When Sharon Rooney was cast as Rae Earl in Channel 4's My Mad Fat Diary in 2013, the industry assumption was clear: this would be her before picture. The show, based on Rae Earl's memoir about growing up fat in 1990s Lincolnshire, was supposed to launch Rooney into the familiar arc of the plus-size actress — the weight loss, the glamour shots, the grateful interviews about finally feeling beautiful.
Rooney declined to participate in that narrative. Thirteen years later, she remains one of the most quietly subversive figures in British entertainment.
The role that changed nothing (and everything)
My Mad Fat Diary ran for three seasons and became a cult phenomenon, particularly among young women who had never seen their bodies reflected on screen with such unsentimental honesty. Rooney's Rae was funny, sexual, depressed, and fat — and the show treated these as coexisting facts rather than a problem requiring resolution. The critical reception was rapturous. The BAFTA nomination followed.
What didn't follow was the expected pivot. Rooney has never publicly discussed weight loss. She has never positioned her body as a work in progress. In an industry that treats plus-size actresses as either comic relief or inspirational transformation stories, she simply continued working — in Brief Encounter at the Empire Cinema, in Dumbo, in The Diplomat, in the Barbie film where she appeared alongside an ensemble cast without anyone feeling the need to make her size a talking point.
The economics of staying put
The business model for plus-size actresses in Hollywood has historically been binary: lose weight and access leading roles, or remain in a narrow category of best-friend parts and comedic sidekicks. Rooney's career suggests a third path is possible, though not easy.
She has worked consistently but not prolifically. The roles have been supporting rather than leading. The paychecks, presumably, have reflected this hierarchy. But she has also avoided the trap that swallows many actresses who achieve early success in body-positive roles — the pressure to monetize that position through wellness brands, diet partnerships, or the lucrative confession-industrial complex of weight-loss memoirs.

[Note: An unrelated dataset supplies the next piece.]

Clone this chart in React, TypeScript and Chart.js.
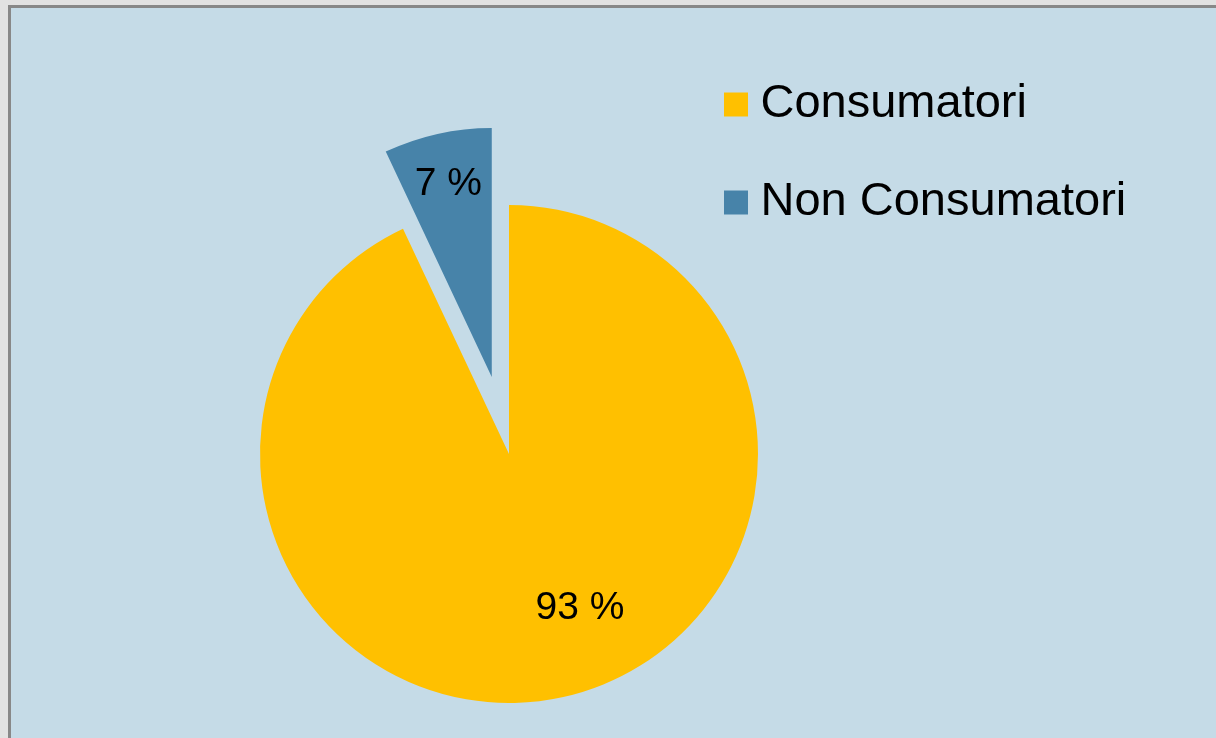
import React, { useEffect, useRef } from "react";
import { Chart, registerables } from "chart.js";

Chart.register(...registerables);

const categories = ["Consumatori", "Non Consumatori"];
const values = [93, 7];
const valueLabels = ["93 %", "7 %"];
const sliceColors = ["#ffc000", "#4783a9"];

// styling / placement (not data)
const EXPLODE = [0, 79];
const LABEL_RADIUS = [0.675, 0.8];
const LABEL_ANGLE_SHIFT_DEG = [-12.4, 0];
const FONT = "'Liberation Sans', Arial, sans-serif";

const explodePlugin = {
  id: "explodeDraw",
  beforeDraw(chart: any) {
    // let the legend's clip box reach the canvas' right edge
    if (chart.legend) chart.legend.right = chart.width;
  },
  beforeDatasetDraw(chart: any, args: any) {
    const ctx = chart.ctx;
    args.meta.data.forEach((arc: any, i: number) => {
      const d = EXPLODE[i] || 0;
      const mid = (arc.startAngle + arc.endAngle) / 2;
      ctx.save();
      ctx.translate(Math.cos(mid) * d, Math.sin(mid) * d);
      arc.draw(ctx);
      ctx.restore();
    });
    return false;
  },
};

const labelPlugin = {
  id: "sliceLabels",
  afterDatasetsDraw(chart: any) {
    const ctx = chart.ctx;
    const meta = chart.getDatasetMeta(0);
    ctx.save();
    ctx.font = `39px ${FONT}`;
    ctx.fillStyle = "#000";
    ctx.textAlign = "center";
    ctx.textBaseline = "middle";
    meta.data.forEach((arc: any, i: number) => {
      const mid = (arc.startAngle + arc.endAngle) / 2;
      const d = EXPLODE[i] || 0;
      const a = mid + (LABEL_ANGLE_SHIFT_DEG[i] * Math.PI) / 180;
      const r = arc.outerRadius * LABEL_RADIUS[i];
      const x = arc.x + Math.cos(mid) * d + Math.cos(a) * r;
      const y = arc.y + Math.sin(mid) * d + Math.sin(a) * r + 2;
      ctx.fillText(valueLabels[i], x, y);
    });
    ctx.restore();
  },
};

export default function App() {
  const ref = useRef<HTMLCanvasElement>(null);
  useEffect(() => {
    if (!ref.current) return;
    const chart = new Chart(ref.current, {
      type: "pie",
      data: {
        labels: categories,
        datasets: [
          {
            data: values,
            backgroundColor: sliceColors,
            borderWidth: 0,
            radius: 249,
          } as any,
        ],
      },
      options: {
        responsive: false,
        animation: false,
        layout: { padding: { left: 334, right: 182, top: 30, bottom: 0 } },
        plugins: {
          tooltip: { enabled: false },
          legend: {
            display: true,
            position: "right",
            align: "start",
            labels: {
              color: "#000",
              font: { family: FONT, size: 47 },
              boxWidth: 2,
              boxHeight: 2,
              padding: 51,
              generateLabels: (c: any) =>
                c.data.labels.map((t: string, i: number) => ({
                  text: t,
                  fillStyle: sliceColors[i],
                  strokeStyle: sliceColors[i],
                  lineWidth: 22,
                  lineJoin: "miter",
                  hidden: false,
                  index: i,
                })),
            },
          },
        },
      },
      plugins: [explodePlugin, labelPlugin],
    });
    return () => chart.destroy();
  }, []);

  return (
    <div
      style={{
        position: "fixed",
        left: 0,
        top: 0,
        width: 1216,
        height: 738,
        overflow: "hidden",
        background: "#e2e2e2",
      }}
    >
      <div
        style={{
          position: "absolute",
          left: 8,
          top: 5,
          width: 1300,
          height: 800,
          borderTop: "3px solid #888888",
          borderLeft: "3px solid #888888",
          background: "#c5dbe7",
        }}
      />
      <canvas
        ref={ref}
        width={1216}
        height={878}
        style={{ position: "absolute", left: 0, top: 0, width: 1216, height: 878 }}
      />
    </div>
  );
}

The generational shift she helped create
Rooney came of age professionally just before the current moment of body diversity in entertainment. When My Mad Fat Diary premiered, Melissa McCarthy was still being asked about her weight in every interview. Rebel Wilson had not yet become a leading lady. The phrase "body positivity" was activist jargon, not a marketing category.
The actresses who followed — Aidy Bryant, Nicola Coughlan, Rooney's own Barbie castmate America Ferrera — entered an industry that Rooney helped reshape, even if she rarely receives credit for it. Her refusal to perform gratitude for being allowed to exist on screen made it slightly easier for the next generation to expect that existence as a baseline.
Our take
The entertainment industry loves a transformation story because transformation implies that the original state was wrong. Sharon Rooney's career is interesting precisely because it refuses that framing. She was not waiting to become someone else. She was already working. The fact that this still registers as remarkable — that an actress can simply be fat and employed without it being a statement — tells you everything about how far the industry still has to go. Rooney's legacy may be less about the roles she played than about the narrative she declined to perform.